Et comme avec toutes ses affaires, à mesure que l’une ou l’autre affaire éclate, les langues se délient : au lieu d’un petit témoignage poignant d’une malencontreuse victime d’un dérapage occasionnel et certainement cas isolé, on se retrouve avec des douzaines de victimes et des pratiques qui, à l’analyse, se révèlent massives.
Massives.
C’est une chose étonnante en ces périodes de féminisme affiché, que dis-je, brandi haut et court fort à coups de #mitou par toutes zet tous, de voir que certains continuent malgré tout à se vautrer dans les attitudes les plus répréhensibles alors même que, on le sait sans le moindre doute, elles peuvent maintenant conduire sinon en prison, au moins en enfer (social pour commencer).
Et, chose encore plus étonnante : plus le groupe social, la caste, le collectif, l’ONG ou l’association se veulent irréprochables, plus ils nous abreuvent de ce qu’ils jugent être de la Bonne Moralité par leur marketing, leur publicité, leur propagande ou leurs apparitions effervescentes sur les plateaux télé, à la radio ou dans les journaux, bref plus ils nous font savoir à quel point ils appartiennent et se revendiquent du Camp du Bien, …plus les turpitudes qu’on découvre un beau matin à leur sujet sont glauques et à l’antithèse même de ce qu’ils prétendent défendre.
Est-il besoin de revenir sur les péripéties de la Ligue du LOL – que j’avais évoquée dans un précédent billet – qui, de petites grivoiseries en blagues de moins en moins potaches et de plus en plus malsaines, semble s’être transformée en repaire de sociopathes détendus de l’insulte et du harcèlement ?
Cette Ligue n’était-elle pas dans l’antre même des plus fiers représentants du Camp du Bien, cette caste jacassante si particulière qui s’est directement investie, en distribuant généreusement ses onctions moralistes, de la mission de civiliser le monde alentour et de faire passer les barbares incultes que nous sommes tous à ses yeux à de dévots pratiquants du Camp du Bien ?

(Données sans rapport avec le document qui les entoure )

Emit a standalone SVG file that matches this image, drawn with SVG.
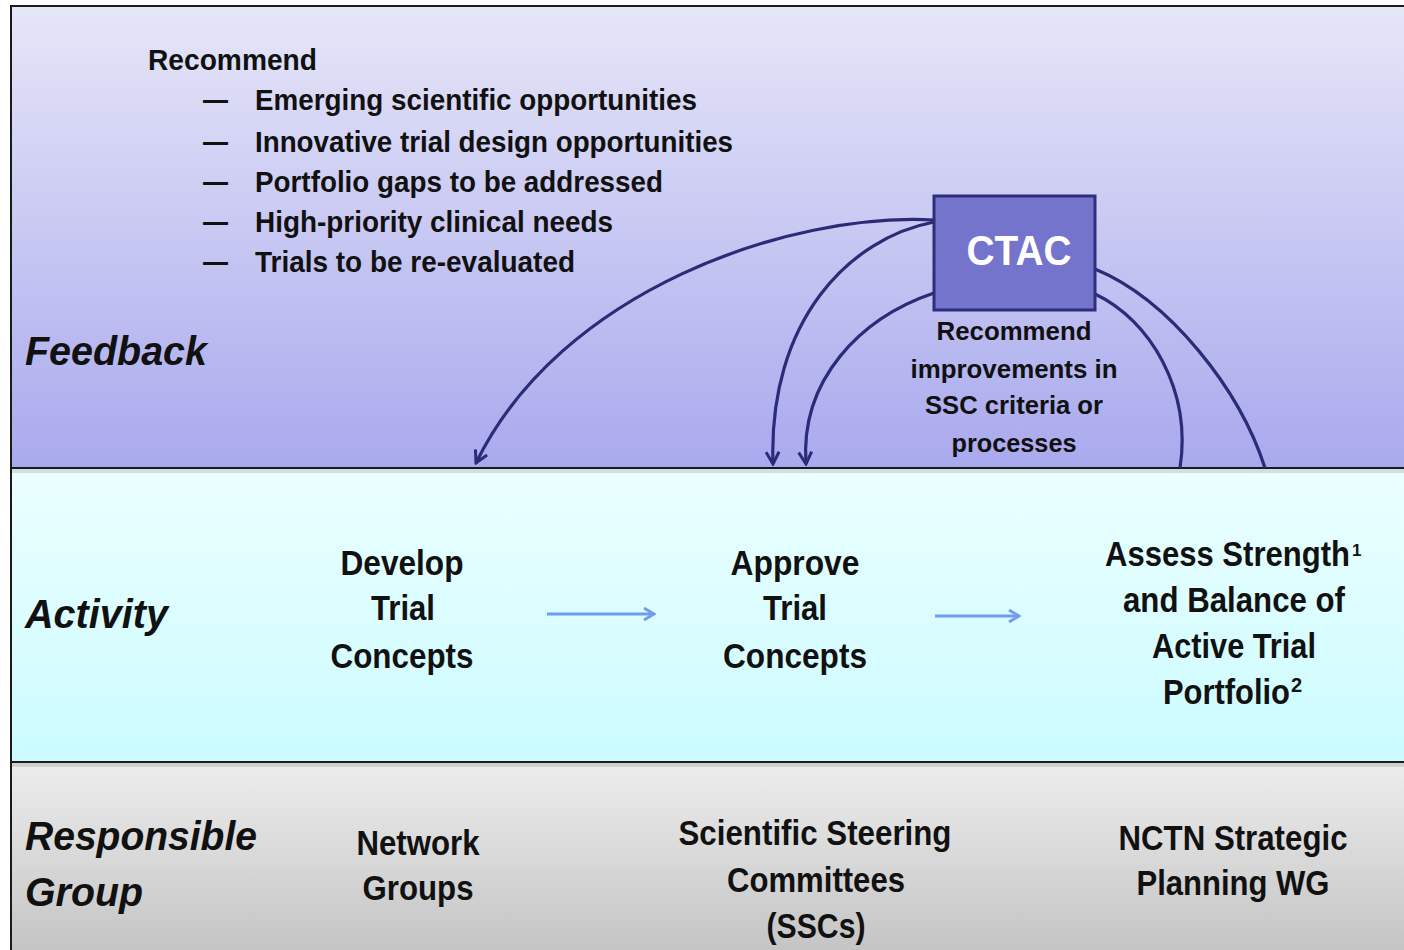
<svg xmlns="http://www.w3.org/2000/svg" width="1404" height="950" viewBox="0 0 1404 950">
<defs>
<linearGradient id="gFeed" x1="0" y1="0" x2="0" y2="1">
<stop offset="0" stop-color="#e6e6f8"/>
<stop offset="1" stop-color="#a9a9ee"/>
</linearGradient>
<linearGradient id="gAct" x1="0" y1="0" x2="0" y2="1">
<stop offset="0" stop-color="#ecffff"/>
<stop offset="1" stop-color="#cbfbff"/>
</linearGradient>
<linearGradient id="gResp" x1="0" y1="0" x2="0" y2="1">
<stop offset="0" stop-color="#ededed"/>
<stop offset="1" stop-color="#c3c3c3"/>
</linearGradient>
<marker id="vArrow" viewBox="0 0 16 16" refX="14" refY="8" markerWidth="16" markerHeight="16" markerUnits="userSpaceOnUse" orient="auto">
<path d="M2,1.5 L14,8 L2,14.5" fill="none" stroke="#2b2b78" stroke-width="3"/>
</marker>
<marker id="bArrow" viewBox="0 0 14 14" refX="12" refY="7" markerWidth="14" markerHeight="14" markerUnits="userSpaceOnUse" orient="auto">
<path d="M2,1 L12,7 L2,13" fill="none" stroke="#6f9cf0" stroke-width="2.8"/>
</marker>
</defs>
<style>
.t{font-family:"Liberation Sans",Arial,sans-serif;font-weight:bold;fill:#111;}
.lbl{font-family:"Liberation Sans",Arial,sans-serif;font-weight:bold;font-style:italic;fill:#111;}
.c{text-anchor:middle;}
.sep{stroke:#1a1a1a;stroke-width:2;}
.fb{fill:none;stroke:#2b2b78;stroke-width:3.2;}
.flow{fill:none;stroke:#6f9cf0;stroke-width:3;}
</style>
<rect x="0" y="0" width="1404" height="950" fill="#ffffff"/>
<g id="bands">
<rect x="11" y="6" width="1400" height="462" fill="url(#gFeed)"/>
<rect x="11" y="468" width="1400" height="294" fill="url(#gAct)"/>
<rect x="11" y="762" width="1400" height="195" fill="url(#gResp)"/>
<rect x="11" y="6" width="1400" height="960" fill="none" stroke="#1a1a1a" stroke-width="2"/>
<rect x="11" y="469" width="1400" height="4" fill="#000" opacity="0.12"/>
<rect x="11" y="763" width="1400" height="4" fill="#000" opacity="0.12"/>
<line class="sep" x1="11" y1="468" x2="1404" y2="468"/>
<line class="sep" x1="11" y1="762" x2="1404" y2="762"/>
</g>
<g id="row-labels">
<text class="lbl" x="25" y="365" font-size="40" textLength="182" lengthAdjust="spacingAndGlyphs">Feedback</text>
<text class="lbl" x="25" y="628" font-size="40" textLength="143" lengthAdjust="spacingAndGlyphs">Activity</text>
<text class="lbl" x="25" y="850" font-size="40" textLength="232" lengthAdjust="spacingAndGlyphs">Responsible</text>
<text class="lbl" x="25" y="906" font-size="40" textLength="118" lengthAdjust="spacingAndGlyphs">Group</text>
</g>
<g id="recommend-list" class="t" font-size="29">
<text x="148" y="70" textLength="169" lengthAdjust="spacingAndGlyphs">Recommend</text>
<text x="203" y="110" textLength="25" lengthAdjust="spacingAndGlyphs">—</text><text x="255" y="110" textLength="442" lengthAdjust="spacingAndGlyphs">Emerging scientific opportunities</text>
<text x="203" y="152" textLength="25" lengthAdjust="spacingAndGlyphs">—</text><text x="255" y="152" textLength="478" lengthAdjust="spacingAndGlyphs">Innovative trial design opportunities</text>
<text x="203" y="192" textLength="25" lengthAdjust="spacingAndGlyphs">—</text><text x="255" y="192" textLength="408" lengthAdjust="spacingAndGlyphs">Portfolio gaps to be addressed</text>
<text x="203" y="232" textLength="25" lengthAdjust="spacingAndGlyphs">—</text><text x="255" y="232" textLength="358" lengthAdjust="spacingAndGlyphs">High-priority clinical needs</text>
<text x="203" y="272" textLength="25" lengthAdjust="spacingAndGlyphs">—</text><text x="255" y="272" textLength="320" lengthAdjust="spacingAndGlyphs">Trials to be re-evaluated</text>
</g>
<g id="connectors">
<path class="fb" d="M934,220 C790,212 560,290 476,463" marker-end="url(#vArrow)"/>
<path class="fb" d="M934,222 C850,238 768,320 773,464" marker-end="url(#vArrow)"/>
<path class="fb" d="M934,293 C860,318 800,380 806,464" marker-end="url(#vArrow)"/>
<path class="fb" d="M1095,294 C1150,320 1192,390 1180,468"/>
<path class="fb" d="M1095,269 C1170,300 1240,390 1265,468"/>
<line class="flow" x1="547" y1="614" x2="654" y2="614" marker-end="url(#bArrow)"/>
<line class="flow" x1="935" y1="616" x2="1019" y2="616" marker-end="url(#bArrow)"/>
</g>
<g id="ctac">
<rect x="934" y="196" width="161" height="114" fill="#7474cc" stroke="#2e2e7a" stroke-width="3"/>
<text class="t c" x="1019" y="265" font-size="42" style="fill:#ffffff" textLength="105" lengthAdjust="spacingAndGlyphs">CTAC</text>
</g>
<g id="ctac-note" class="t c" font-size="26">
<text x="1014" y="340" textLength="155" lengthAdjust="spacingAndGlyphs">Recommend</text>
<text x="1014" y="378" textLength="207" lengthAdjust="spacingAndGlyphs">improvements in</text>
<text x="1014" y="414" textLength="178" lengthAdjust="spacingAndGlyphs">SSC criteria or</text>
<text x="1014" y="452" textLength="125" lengthAdjust="spacingAndGlyphs">processes</text>
</g>
<g id="develop" class="t c" font-size="35">
<text x="402" y="575" textLength="123" lengthAdjust="spacingAndGlyphs">Develop</text>
<text x="403" y="620" textLength="64" lengthAdjust="spacingAndGlyphs">Trial</text>
<text x="402" y="668" textLength="143" lengthAdjust="spacingAndGlyphs">Concepts</text>
</g>
<g id="approve" class="t c" font-size="35">
<text x="795" y="575" textLength="129" lengthAdjust="spacingAndGlyphs">Approve</text>
<text x="795" y="620" textLength="64" lengthAdjust="spacingAndGlyphs">Trial</text>
<text x="795" y="668" textLength="144" lengthAdjust="spacingAndGlyphs">Concepts</text>
</g>
<g id="assess" class="t" font-size="35">
<text x="1105" y="566"><tspan textLength="245" lengthAdjust="spacingAndGlyphs">Assess Strength</tspan><tspan font-size="17" dx="2" dy="-10">1</tspan></text>
<text class="c" x="1234" y="612" textLength="222" lengthAdjust="spacingAndGlyphs">and Balance of</text>
<text class="c" x="1234" y="658" textLength="164" lengthAdjust="spacingAndGlyphs">Active Trial</text>
<text x="1163" y="704"><tspan textLength="127" lengthAdjust="spacingAndGlyphs">Portfolio</tspan><tspan font-size="20" dx="1" dy="-12">2</tspan></text>
</g>
<g id="network" class="t c" font-size="35">
<text x="418" y="855" textLength="123" lengthAdjust="spacingAndGlyphs">Network</text>
<text x="418" y="900" textLength="111" lengthAdjust="spacingAndGlyphs">Groups</text>
</g>
<g id="ssc" class="t c" font-size="35">
<text x="815" y="845" textLength="273" lengthAdjust="spacingAndGlyphs">Scientific Steering</text>
<text x="816" y="892" textLength="178" lengthAdjust="spacingAndGlyphs">Committees</text>
<text x="816" y="938" textLength="99" lengthAdjust="spacingAndGlyphs">(SSCs)</text>
</g>
<g id="nctn" class="t c" font-size="35">
<text x="1233" y="850" textLength="229" lengthAdjust="spacingAndGlyphs">NCTN Strategic</text>
<text x="1233" y="895" textLength="193" lengthAdjust="spacingAndGlyphs">Planning WG</text>
</g>
</svg>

Pourtant, patatras, c’est là encore dans ses rangs qu’on trouve une nouvelle vague de témoignages tous plus consternants les uns que les autres montrant encore une fois que ce sont les plus fervents moralisateurs qui sont les premiers concernés par les dégoulinants conseils qu’ils nous distribuent à longueur d’articles.
Et chose encore plus consternante : malgré l’importance des vagues de protestations (depuis #metoo jusqu’à #balancetonporc en passant par toutes les autres avant), malgré l’hystérie qui s’est emparée de cette presse et de ces médias à chaque fois qu’une affaire sordide éclate, force est de constater la pudeur de violette qui s’est solidement chevillée à ce même corps médiatique lorsqu’il s’agit de bien faire comprendre l’ampleur des crimes commis au sein du MJCF ou des dérapages au sein de la profession journalistique.
Avec une telle pondération dans la titraille, avec une telle mesure dans le nombre et la portée des articles qui n’ont d’égales que celles observées lorsqu’il s’agissait d’informer sur la répression policière subie par les Gilets Jaunes, on en finirait par croire qu’enfin, la caste jacassante s’est trouvée un modus operandi raisonnable, viable et conforme à une véritable éthique de la discrétion feutrée.
On peut raisonnablement en douter. De toute façon, il faut toujours se méfier des gens qui vendent de la morale à prix cassé : pour vous épater, ils écouleront très vite les rares échantillons qu’ils ont sur eux mais n’en auront plus jamais ensuite pour leurs propres besoins.